**Input records:**
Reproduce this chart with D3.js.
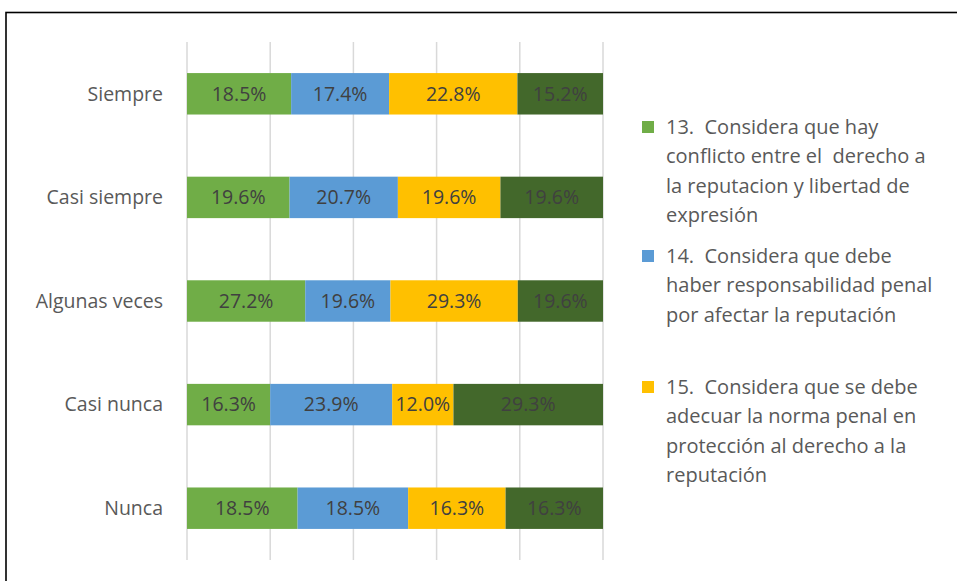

--

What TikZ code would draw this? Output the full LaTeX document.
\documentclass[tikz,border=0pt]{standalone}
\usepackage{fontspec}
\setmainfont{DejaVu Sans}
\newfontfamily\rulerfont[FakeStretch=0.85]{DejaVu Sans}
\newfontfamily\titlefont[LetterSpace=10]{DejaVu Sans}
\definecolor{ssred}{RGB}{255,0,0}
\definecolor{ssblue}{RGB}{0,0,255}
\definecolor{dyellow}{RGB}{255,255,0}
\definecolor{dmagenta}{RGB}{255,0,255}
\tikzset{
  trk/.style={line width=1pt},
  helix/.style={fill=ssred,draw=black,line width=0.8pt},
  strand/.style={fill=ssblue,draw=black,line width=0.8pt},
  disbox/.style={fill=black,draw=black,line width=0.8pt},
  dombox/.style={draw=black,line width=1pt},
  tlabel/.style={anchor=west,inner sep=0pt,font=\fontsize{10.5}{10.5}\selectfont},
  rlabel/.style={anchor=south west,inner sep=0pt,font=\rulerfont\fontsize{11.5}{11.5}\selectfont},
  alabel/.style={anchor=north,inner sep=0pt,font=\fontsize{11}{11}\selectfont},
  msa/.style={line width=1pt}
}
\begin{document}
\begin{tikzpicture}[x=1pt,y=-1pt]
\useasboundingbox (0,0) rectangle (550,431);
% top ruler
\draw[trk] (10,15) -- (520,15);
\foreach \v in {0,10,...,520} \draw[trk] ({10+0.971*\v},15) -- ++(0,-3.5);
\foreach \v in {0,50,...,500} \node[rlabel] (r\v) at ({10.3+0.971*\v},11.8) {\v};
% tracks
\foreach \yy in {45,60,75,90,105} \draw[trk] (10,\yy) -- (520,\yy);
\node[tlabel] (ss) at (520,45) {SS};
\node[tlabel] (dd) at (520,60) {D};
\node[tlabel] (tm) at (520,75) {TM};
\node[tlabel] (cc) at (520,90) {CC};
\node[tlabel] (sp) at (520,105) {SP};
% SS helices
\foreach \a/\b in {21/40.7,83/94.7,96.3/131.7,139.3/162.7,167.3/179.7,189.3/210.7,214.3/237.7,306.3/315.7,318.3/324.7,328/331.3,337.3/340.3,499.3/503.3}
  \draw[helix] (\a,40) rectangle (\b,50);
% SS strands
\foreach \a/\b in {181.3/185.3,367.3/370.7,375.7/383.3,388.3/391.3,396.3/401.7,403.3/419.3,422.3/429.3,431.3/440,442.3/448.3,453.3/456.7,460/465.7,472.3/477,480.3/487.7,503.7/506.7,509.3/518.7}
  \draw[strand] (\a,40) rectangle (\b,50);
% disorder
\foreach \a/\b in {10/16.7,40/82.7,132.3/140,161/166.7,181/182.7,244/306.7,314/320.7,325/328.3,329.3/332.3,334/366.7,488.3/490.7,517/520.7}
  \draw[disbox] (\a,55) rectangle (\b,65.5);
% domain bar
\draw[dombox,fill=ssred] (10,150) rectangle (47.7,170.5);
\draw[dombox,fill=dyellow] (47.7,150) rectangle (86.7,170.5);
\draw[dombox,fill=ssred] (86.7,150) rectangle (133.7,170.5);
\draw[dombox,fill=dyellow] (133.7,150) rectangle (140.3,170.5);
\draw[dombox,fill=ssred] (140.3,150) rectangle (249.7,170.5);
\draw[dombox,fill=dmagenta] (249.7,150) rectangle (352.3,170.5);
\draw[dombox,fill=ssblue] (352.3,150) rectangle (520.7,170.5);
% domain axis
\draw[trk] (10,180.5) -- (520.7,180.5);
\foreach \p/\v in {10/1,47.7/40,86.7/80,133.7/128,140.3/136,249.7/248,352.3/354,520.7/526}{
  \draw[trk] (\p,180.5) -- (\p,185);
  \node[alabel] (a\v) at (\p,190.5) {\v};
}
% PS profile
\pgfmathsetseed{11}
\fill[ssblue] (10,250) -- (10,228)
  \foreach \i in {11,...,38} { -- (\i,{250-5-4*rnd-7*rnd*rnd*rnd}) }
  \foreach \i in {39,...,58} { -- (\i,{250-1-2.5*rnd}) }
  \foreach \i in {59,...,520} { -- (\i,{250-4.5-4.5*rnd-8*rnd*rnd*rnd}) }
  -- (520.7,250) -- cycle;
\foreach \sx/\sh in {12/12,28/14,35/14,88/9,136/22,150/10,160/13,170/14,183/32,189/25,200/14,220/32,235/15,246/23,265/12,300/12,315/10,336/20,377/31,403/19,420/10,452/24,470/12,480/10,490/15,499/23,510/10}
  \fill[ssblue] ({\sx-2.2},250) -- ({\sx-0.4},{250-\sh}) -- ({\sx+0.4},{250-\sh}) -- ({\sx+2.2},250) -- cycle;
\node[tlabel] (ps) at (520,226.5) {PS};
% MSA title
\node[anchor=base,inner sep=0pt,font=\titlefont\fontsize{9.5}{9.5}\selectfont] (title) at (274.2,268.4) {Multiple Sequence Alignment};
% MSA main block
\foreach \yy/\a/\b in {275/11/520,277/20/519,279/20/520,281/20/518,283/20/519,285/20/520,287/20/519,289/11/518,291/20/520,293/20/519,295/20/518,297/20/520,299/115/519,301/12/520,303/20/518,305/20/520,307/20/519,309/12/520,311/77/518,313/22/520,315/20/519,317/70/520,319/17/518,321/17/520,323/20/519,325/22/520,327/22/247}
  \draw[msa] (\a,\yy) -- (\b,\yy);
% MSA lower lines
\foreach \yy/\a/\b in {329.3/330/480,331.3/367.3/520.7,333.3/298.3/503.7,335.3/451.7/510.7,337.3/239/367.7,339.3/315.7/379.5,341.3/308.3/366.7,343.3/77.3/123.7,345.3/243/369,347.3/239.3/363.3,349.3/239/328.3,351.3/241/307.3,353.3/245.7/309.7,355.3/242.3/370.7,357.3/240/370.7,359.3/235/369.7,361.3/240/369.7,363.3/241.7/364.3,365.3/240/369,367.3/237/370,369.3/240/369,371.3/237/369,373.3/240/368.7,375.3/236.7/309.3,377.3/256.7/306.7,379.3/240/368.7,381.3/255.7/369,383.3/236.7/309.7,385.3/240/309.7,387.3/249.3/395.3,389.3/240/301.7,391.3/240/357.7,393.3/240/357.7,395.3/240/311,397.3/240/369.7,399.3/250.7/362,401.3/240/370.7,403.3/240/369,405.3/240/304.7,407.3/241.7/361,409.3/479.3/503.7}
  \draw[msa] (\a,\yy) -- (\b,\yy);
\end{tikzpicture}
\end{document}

**Required task:**
Give the number of lines containing the word "this". No other answer is needed.

**Exercise output:**
2